Excerto da resenha:
“(…) Às Mulheres Portuguesas (ou “Ás Mulheres Portuguêsas”, como então se escrevia), foi o primeiro manifesto feminista português (uma obra que, por outro lado, alia o feminismo a uma postura patriótica, de acordo com o contexto da época monárquica, a poucos anos da implantação da República. Nessa altura, Portugal estendia-se ainda por várias colónias, mais tarde denominadas províncias-ultramarinas, que são, atualmente, países independentes).
O livro e as ideias nele defendidas pela autora traduziam uma postura visionária, revolucionária e avançada para a época. Ainda hoje se justifica refletirmos sobre muitas destas reivindicações, como a questão da paridade, e várias ideias e linhas argumentativas impõem-se pela sua contemporaneidade. Rosabela Afonso, escritora e cofundadora da ACCIG – Associação Cultura, Conhecimento e Igualdade do Género, refere-se assim a Anna de Castro Osório e à obra, na NOTA INTRODUTÓRIA:
“Escolhemos reeditar este livro porque, apesar da importância de Anna de Castro Osório em diversas áreas da cultura portuguesa, permanece pouco conhecida do grande público (…)”. E, mais adiante, lembra-nos que a autora foi “(…) uma das personalidades femininas portuguesas cuja importância foi de grande relevo aquando da implantação da República em Portugal (…)”.
Também a BREVE NOTA BIOGRÁFICA, no início do livro, destaca outros importantes aspetos da biografia da escritora.
“(…) pioneira em Portugal na luta pela igualdade de direitos entre o homem e a mulher. Escritora, feminista, ativista republicana (…)”.
A pertinência da atual reedição da obra advém do facto de se comemorar, este ano, os 150 anos do nascimento de Anna de Castro Osório (1872-2022).
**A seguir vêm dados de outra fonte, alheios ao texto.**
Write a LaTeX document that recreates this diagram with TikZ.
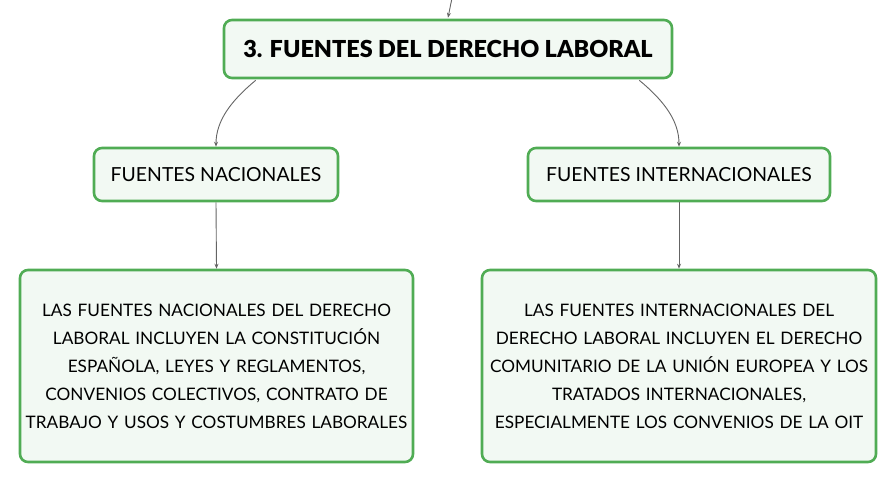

Considerada a fundadora da literatura infantil em Portugal, Anna de Castro Osório também traduziu autores estrangeiros de literatura infantil, foi jornalista, editora e pedagoga, eminente teórica do feminismo no Portugal de então. Cidadã de causas e forte caráter, acrescentaria ainda.
(…)
Voltemos ao manifesto Ás mulheres Portuguêsas, apresentado como um conjunto de textos centrados no caráter fundamental da valorização das mulheres e da sociedade em geral através do ensino, como ferramenta de progresso social e desenvolvimento do país.
O facto de muitas das afirmações da autora ainda se manterem na ordem do dia pode significar que as lutas sociais não produzem efeitos tão rapidamente como gostaríamos, ou apenas são bem-sucedidas parcialmente. Há batalhas que duram décadas ou mais e se desenrolam a velocidades diferentes nos diversos cantos do globo. Em todo o caso, devemos reconhecer os passos gigantescos em relação à emancipação da mulher em Portugal desde o momento em que esta obra foi dada à estampa, há exatamente 117 anos. Anna de Castro Osório não escreveu certamente o livro para que as mulheres, ou os cidadãos de hoje, o usassem como medida. Talvez procurasse sobretudo despertar e questionar as mulheres portuguesas e homens do seu tempo, para que as mudanças ─ imperativas ─ fossem desencadeadas sem demora. De qualquer modo, confesso ao leitor que teria alguma curiosidade em conhecer a perceção da escritora sobre os progressos consentidos de lá para cá, quimera só possível no domínio da imaginação, que enfatiza e projeta as viagens temporais…
Nesta obra destaca-se a importância crucial da educação das mulheres, da consciencialização cívica, social e política ─ não apenas da sua capacitação intelectual pessoal, mas também aos olhos da sociedade. A autora insiste na comparação com outros países europeus, de maneira a fazer uma avaliação relativa do quadro legal português à época, relativamente à Mulher.
Depreendo também, pelas teses defendidas e evidenciadas nestes textos, que lutar pela igualdade de género não significava necessariamente uma postura constante contra todas as formas de ostracização (estamos em 1905, lembrem-se), mas antes uma afirmação perentória e inequívoca da importância da mulher no mundo, pois era claramente considerada muito abaixo do seu real potencial e valor intrínseco. Por outras palavras, o foco da obra é a discriminação das mulheres em Portugal, abordada de uma forma legitimamente acusadora, mas também muito construtiva, propondo soluções e apontando caminhos (…)”.